Le LHC, à faisceaux desserrés

Pour que des processus rares comme la production de bosons de Higgs aient lieu, il est nécessaire de porter le nombre de collisions de protons à son maximum. Pour cela, on serre les faisceaux jusqu'à de très faibles dimensions. Toutefois, des processus de physique intéressants se produisent également lorsque les faisceaux ne sont pas serrés aux points d'interaction. La semaine dernière, un cycle d’exploitation spécial a montré que le LHC pulvérise également des records avec des faisceaux desserrés.

 

Cette image représente une carte des collisions pour l'un des détecteurs ATLAS/ALFA. La forme en ellipse étroite représente le signal-type produit par la diffusion élastique des protons. La suppression du signal de fond (visible au centre) est un véritable défi pour les deux expériences.

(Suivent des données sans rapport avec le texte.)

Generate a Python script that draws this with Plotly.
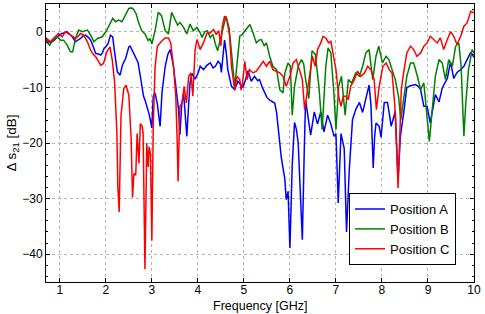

La valeur ß* (bêta*) est utilisée par les experts pour désigner le paramètre de compression des faisceaux : plus ß* est petit, plus la compression est grande. Pour obtenir le plus de collisions possibles au cœur des expériences, les faisceaux sont serrés jusqu’à de très faibles dimensions (la valeur ß* à pleine énergie est de 0,60 m). Cela permet de porter à son maximum le taux de collisions de protons nécessaires pour que des processus rares comme la production de bosons de Higgs aient lieu. Toutefois, en serrant un faisceau, on augmente sa divergence angulaire, ce qui ne permet pas de mesurer la diffusion élastique proton-proton aux petits angles.

La section efficace de diffusion élastique proton-proton a été mesurée lors de cycles d’exploitation particuliers qui ont eu lieu précédemment au LHC. On a pu ainsi calculer la section efficace totale des interactions proton-proton en appliquant ce qu'on appelle le théorème optique. Pour observer la contribution de l’interaction électromagnétique (également appelée « diffusion de Coulomb ») et son interférence avec la composante nucléaire de la section efficace proton-proton élastique, il faut atteindre des angles de diffusion de l'ordre de 5 microradians. La section efficace de la diffusion de Coulomb étant en théorie connue, sa mesure permet de déterminer indépendamment la luminosité absolue du LHC.

Sur ce graphique de l'expérience TOTEM, la corrélation entre les traces reconstituées des angles de diffusion des deux protons sortants montre une prépondérance d’événements élastiques.

Lors du cycle spécial de la semaine dernière, une valeur ß* record de 1000 m a été atteinte, ce qui signifie que les faisceaux aux points d’interaction 1 et 5 sont pratiquement parallèles. La divergence angulaire des faisceaux aux points d’interaction a été réduite d’un facteur 40 par rapport à un mode à faible bêta (haute luminosité). Ces paramètres ont permis aux expériences ATLAS/ALFA et TOTEM de mesurer les angles de diffusion proton-proton avec une précision de l’ordre du microradian. On a rapproché les pots romains des expériences jusqu'à 0,87 mm du centre du faisceau, qui contenait 3 paquets de 1011 protons chacun. À cette distance, le halo du faisceau, intense, a dû être réduit au moyen d’une procédure de collimation optimisée. On a pu ainsi réduire le signal de fond venant du halo d’un facteur 1000, et acquérir des données dans de bonnes conditions pendant environ une heure, ce qui a permis à ATLAS/ALFA et TOTEM, pour la première fois, de mesurer la diffusion élastique dans la région d’interférence Coulomb-nucléaire.

En vue des futures exploitations à 13 TeV, il faudra concevoir une optique permettant d’atteindre des valeurs bêta de 2 km. Pour cela, des câbles d’alimentation de quadripôles supplémentaires devront être installés dans le tunnel du LHC.